I did more tests to isolate the bottleneck even more. This time I changed code a little bit to navigate the times manually. Here is train function code:

def train(self, dataloader, model, loss_func, optimizer):

    train_time = time.time()
    data_time = time.time()
    total_data_time = 0
    total_pred_time = 0
    total_loss_time = 0
    total_zero_grad_time = 0
    total_backward_time = 0
    total_step_time = 0
    total_sample_time = 0

    for batch, (imgs, labels) in enumerate(dataloader):
        total_data_time += time.time() - data_time
        sample_time = time.time()

        imgs, labels = imgs.to(self.device), labels.to(self.device)

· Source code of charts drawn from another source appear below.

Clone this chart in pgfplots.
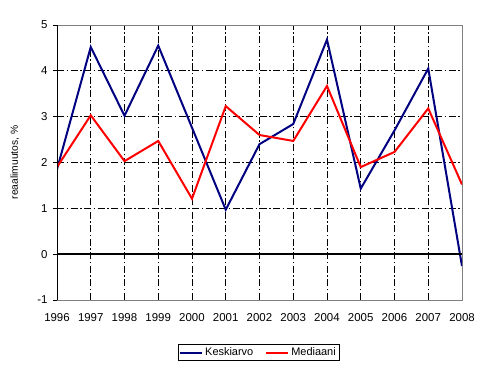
\documentclass[border=0pt]{standalone}
\usepackage{pgfplots}
\pgfplotsset{compat=1.18}
\usepackage{fontspec}
\setmainfont{Liberation Sans}
\definecolor{navyc}{RGB}{0,0,128}
\definecolor{gridgray}{RGB}{128,128,128}
\begin{document}
\begin{tikzpicture}
\useasboundingbox (0,0) rectangle (493bp,371bp);
\begin{axis}[
  at={(57bp,71bp)}, anchor=south west,
  scale only axis, width=405bp, height=275bp,
  xmin=1996, xmax=2008, ymin=-1, ymax=5,
  xtick={1997,...,2007}, extra x ticks={1996,2008},
  extra x tick style={grid=none},
  ytick={1,2,3,4}, extra y ticks={-1,0,5},
  extra y tick style={grid=none},
  grid=major,
  major grid style={black, line width=0.8bp, dash pattern=on 7bp off 2.5bp on 1.5bp off 2.5bp},
  axis line style={gridgray, line width=0.8bp},
  tick pos=left, tick align=outside,
  major tick length=4bp,
  y tick style={black, line width=0.8bp},
  x tick style={draw=none},
  /pgf/number format/assume math mode=true,
  /pgf/number format/1000 sep={},
  tick label style={font=\fontsize{11.5}{13}\selectfont, black},
  xticklabel style={yshift=-6bp},
  yticklabel style={xshift=-2bp},
  ylabel={reaalimuutos, \%},
  every axis y label/.style={at={(axis description cs:-0.104,0.5)},rotate=90,anchor=center, font=\fontsize{10.3}{12}\selectfont},
  legend style={at={(axis description cs:0.4975,-0.191)}, anchor=center, legend columns=2, draw=black, line width=0.8bp, font=\fontsize{11}{12}\selectfont, inner sep=1.2bp, /tikz/every even column/.append style={column sep=10bp}},
  legend cell align=left,
  legend image code/.code={\draw[#1, line width=2bp] (0bp,0bp) -- (22bp,0bp);},
]
\addplot[navyc, line width=2bp] coordinates {
(1996,1.85) (1997,4.52) (1998,3.02) (1999,4.55) (2000,2.76) (2001,0.97)
(2002,2.40) (2003,2.84) (2004,4.68) (2005,1.43) (2006,2.70) (2007,4.05) (2008,-0.26)};
\addlegendentry{Keskiarvo}
\addplot[red, line width=2bp] coordinates {
(1996,1.90) (1997,3.03) (1998,2.03) (1999,2.47) (2000,1.21) (2001,3.23)
(2002,2.60) (2003,2.47) (2004,3.67) (2005,1.90) (2006,2.23) (2007,3.18) (2008,1.52)};
\addlegendentry{Mediaani}
\draw[black, line width=2bp] (axis cs:1996,0) -- (axis cs:2008,0);
\draw[black, line width=0.9bp] (axis cs:1996,-1) -- (axis cs:1996,5);
\end{axis}
\end{tikzpicture}
\end{document}
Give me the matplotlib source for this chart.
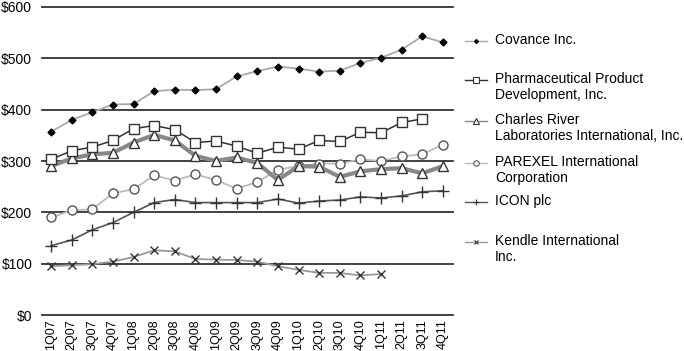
import matplotlib
matplotlib.use("Agg")
import numpy as np
import matplotlib.pyplot as plt
from matplotlib.lines import Line2D

plt.rcParams['font.family'] = ['Liberation Sans', 'DejaVu Sans']

# DATA
quarters = ['1Q07', '2Q07', '3Q07', '4Q07', '1Q08', '2Q08', '3Q08', '4Q08',
            '1Q09', '2Q09', '3Q09', '4Q09', '1Q10', '2Q10', '3Q10', '4Q10',
            '1Q11', '2Q11', '3Q11', '4Q11']
covance = [357, 380, 395, 410, 411, 436, 439, 438, 440, 465, 475, 484,
           480, 474, 476, 491, 501, 517, 543, 531]
ppd = [303, 320, 327, 340, 363, 369, 361, 336, 339, 329, 315, 327,
       323, 340, 338, 356, 355, 375, 382, None]
charles_river = [290, 305, 313, 316, 336, 351, 340, 310, 300, 307, 296, 263,
                 290, 289, 269, 280, 284, 286, 276, 290]
parexel = [190, 204, 206, 237, 245, 272, 262, 274, 263, 246, 259, 283,
           290, 295, 295, 303, 300, 309, 313, 332]
icon = [135, 146, 166, 180, 200, 219, 225, 219, 219, 219, 219, 226,
        218, 222, 224, 230, 228, 232, 240, 242]
kendle = [95, 97, 99, 104, 113, 126, 124, 109, 108, 107, 104, 95,
          88, 82, 82, 77, 80, None, None, None]
labels = ['Covance Inc.', 'Pharmaceutical Product\nDevelopment, Inc.',
          'Charles River\nLaboratories International, Inc.',
          'PAREXEL International\nCorporation', 'ICON plc',
          'Kendle International\nInc.']
yticks = [0, 100, 200, 300, 400, 500, 600]

# line style for each series: line color, width, marker, size, face, edge
styles = [
    dict(color='#aaaaaa', lw=1.3, marker='D', ms=3.5, mfc='black', mec='black'),
    dict(color='#333333', lw=1.1, marker='s', ms=7, mfc='white', mec='#333333'),
    dict(color='#888888', lw=3.0, marker='^', ms=6.5, mfc='white', mec='#333333'),
    dict(color='#bbbbbb', lw=1.3, marker='o', ms=6.5, mfc='white', mec='#555555'),
    dict(color='#555555', lw=1.2, marker='+', ms=8, mfc='black', mec='#333333'),
    dict(color='#999999', lw=1.3, marker='x', ms=6, mfc='black', mec='#333333'),
]
series = [covance, ppd, charles_river, parexel, icon, kendle]

fig = plt.figure(figsize=(6.84, 3.51), dpi=100)
ax = fig.add_axes([42 / 684, 1 - 315 / 351, (453 - 42) / 684, (315 - 7) / 351])

x = np.arange(len(quarters))
for y in yticks:
    ax.axhline(y, color='#333333', lw=1.3, zorder=1, clip_on=False)

# draw in reverse order so upper series sit on top
for vals, st in reversed(list(zip(series, styles))):
    v = np.array([np.nan if a is None else a for a in vals], dtype=float)
    ax.plot(x, v, color=st['color'], lw=st['lw'], marker=st['marker'],
            ms=st['ms'], mfc=st['mfc'], mec=st['mec'], mew=1.0, zorder=3)

ax.set_xlim(-0.44, 19.49)
ax.set_ylim(0, 600)
ax.set_xticks(x)
ax.set_xticklabels(quarters, rotation=90, fontsize=9)
ax.set_yticks(yticks)
ax.set_yticklabels(['$' + str(t) for t in yticks], fontsize=10)
ax.tick_params(axis='y', length=0, pad=7)
ax.tick_params(axis='x', length=0, pad=3)
for s in ax.spines.values():
    s.set_visible(False)

# legend drawn by hand so the marker lines up with the first text line
leg_y = [41, 80, 121, 163, 202, 242]
for lab, st, yp in zip(labels, styles, leg_y):
    yf = 1 - yp / 351
    fig.add_artist(Line2D([465 / 684, 487 / 684], [yf, yf], color=st['color'],
                          lw=1.0, transform=fig.transFigure))
    fig.add_artist(Line2D([476 / 684], [yf], marker=st['marker'],
                          ms=st['ms'] * 0.6, mfc=st['mfc'], mec=st['mec'],
                          mew=0.8, transform=fig.transFigure))
    fig.text(495 / 684, 1 - (yp - 8) / 351, lab, fontsize=10, va='top',
             ha='left', linespacing=1.2)

fig.savefig('out.png', dpi=100)
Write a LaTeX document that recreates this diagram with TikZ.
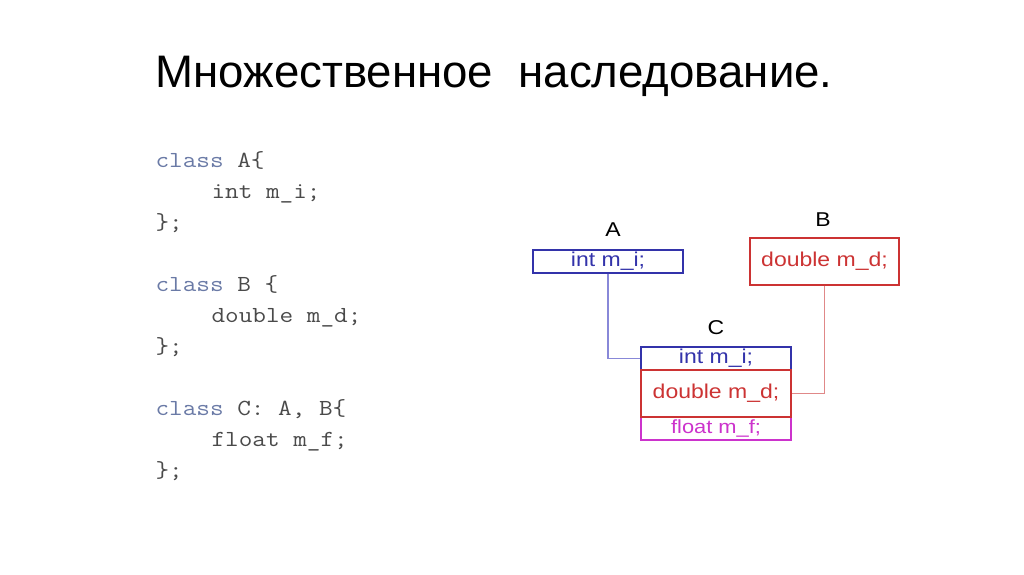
\documentclass[tikz,border=0pt]{standalone}
\usepackage{fontspec}
\setmainfont{Liberation Sans}
\newfontfamily\diagfont[FakeStretch=1.15]{Liberation Sans}
\newfontfamily\codefont[FakeStretch=1.15]{Latin Modern Mono}
\usepackage{xcolor}
\definecolor{kwcol}{HTML}{6A7AA6}
\definecolor{codecol}{HTML}{4A4A4A}
\definecolor{fldblue}{HTML}{3333AA}
\definecolor{fldred}{HTML}{CC3333}
\definecolor{fldmag}{HTML}{CC33CC}
\definecolor{lnblue}{HTML}{8888D8}
\definecolor{lnred}{HTML}{E08888}

\begin{document}
\begin{tikzpicture}[x=1pt, y=-1pt, line width=1.2pt,
    code/.style={anchor=base west, inner sep=0pt, text=codecol,
        font=\codefont\fontsize{23}{23}\selectfont},
    field/.style={draw, inner sep=0pt, minimum width=150pt,
        font=\diagfont\fontsize{20}{20}\selectfont},
    lbl/.style={inner sep=0pt, font=\diagfont\fontsize{20}{20}\selectfont}]
    \useasboundingbox (0,0) rectangle (1024,574);
    % Title
    \node[anchor=base west, inner sep=0pt, font=\fontsize{45.6}{46}\selectfont]
        (title) at (155,87) {Множественное\ \ наследование.};
    % Source code
    \node[code] (ca1) at (155,167) {\textcolor{kwcol}{class} A\{};
    \node[code] (ca2) at (211,198) {int m\_i;};
    \node[code] (ca3) at (155,229) {\};};
    \node[code] (cb1) at (155,291) {\textcolor{kwcol}{class} B \{};
    \node[code] (cb2) at (211,322) {double m\_d;};
    \node[code] (cb3) at (155,353) {\};};
    \node[code] (cc1) at (155,415) {\textcolor{kwcol}{class} C: A, B\{};
    \node[code] (cc2) at (211,446) {float m\_f;};
    \node[code] (cc3) at (155,477) {\};};
    % Class A and B
    \node[lbl] (labA) at (613,230) {A};
    \node[field, fldblue, minimum height=23pt] (boxA) at (608,261.5) {int m\_i;};
    \node[lbl] (labB) at (823,220) {B};
    \node[field, fldred, minimum width=149pt, minimum height=47pt] (boxB)
        at (824.5,261.5) {double m\_d;};
    % Class C
    \node[lbl] (labC) at (716,328) {C};
    \node[field, fldblue, minimum height=23pt] (cInt) at (716,358.5) {int m\_i;};
    \node[field, fldmag, minimum height=23pt, font=\diagfont\fontsize{19}{19}\selectfont]
        (cFlt) at (716,428.5) {float m\_f;};
    \node[field, fldred, minimum height=47pt] (cDbl) at (716,393.5) {double m\_d;};
    % Links
    \draw[lnblue] (boxA.south) |- (cInt.west);
    \draw[lnred] (boxB.south) |- (cDbl.east);
\end{tikzpicture}
\end{document}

        pred_time = time.time()
        predictions = model(imgs)
        total_pred_time += time.time() - pred_time

        loss_time = time.time()
        loss = loss_func(predictions, labels)
        total_loss_time += time.time() - loss_time

        zero_grad_time = time.time()
        optimizer.zero_grad()
        total_zero_grad_time += time.time() - zero_grad_time

        backward_time = time.time()
        loss.backward()
        total_backward_time += time.time() - backward_time

        step_time = time.time()
        optimizer.step()
        total_step_time += time.time() - step_time

        total_sample_time += time.time() - sample_time
        data_time = time.time()

    print(f"Dataset: {len(dataloader.dataset)}")
    print(f"Dataloader: {len(dataloader)}")
    print(f"Train time: {time.time() - train_time} s")
    print(f"Sample time: {total_sample_time} s")
    print(f"Data time: {total_data_time} s")
    print(f"Pred time: {total_pred_time} s")
    print(f"Loss time: {total_loss_time} s")
    print(f"Zero time: {total_zero_grad_time} s")
    print(f"Backward time: {total_backward_time} s")
    print(f"Step time: {total_step_time} s")

I did two tests on ShuffleNet V2 x0.5 with batch size 142 and 566. I chose this model because the dependence on it is the most visible. Here are the results:

For batch_size=566:
Dataset: 1188
Dataloader: 3
Train time: 4.74889 s
Total Sample time: 0.20170 s
Total Data time: 4.49197 s
Total Prediction time: 0.06613 s
Total Loss time: 0.00386 s
Total ZeroGrad time: 0.00027 s
Total Backward time: 0.00483 s
Total Step time: 0.00048 s

For batch_size=142:
Dataset: 1188
Dataloader: 9
Train time: 2.70721 s
Total Sample time: 0.20925 s
Total Data time: 2.44183 s
Total Prediction time: 0.09259 s
Total Loss time: 0.00435 s
Total ZeroGrad time: 0.00082 s
Total Backward time: 0.00579 s
Total Step time: 0.00109 s

I named it data time, but I dont know for sure whats going on between one iteration and another. I suspect its time of loading single batch from dataloader, but then why profiler shows it’s only small part of time?

CUDA operations are executed asynchronously, so you would have to synchronize the code via torch.cuda.synchronize() before starting and stopping the timers. Alternatively, you might want to use torch.utils.benchmark, which would add warmup iterations and synchronize for you.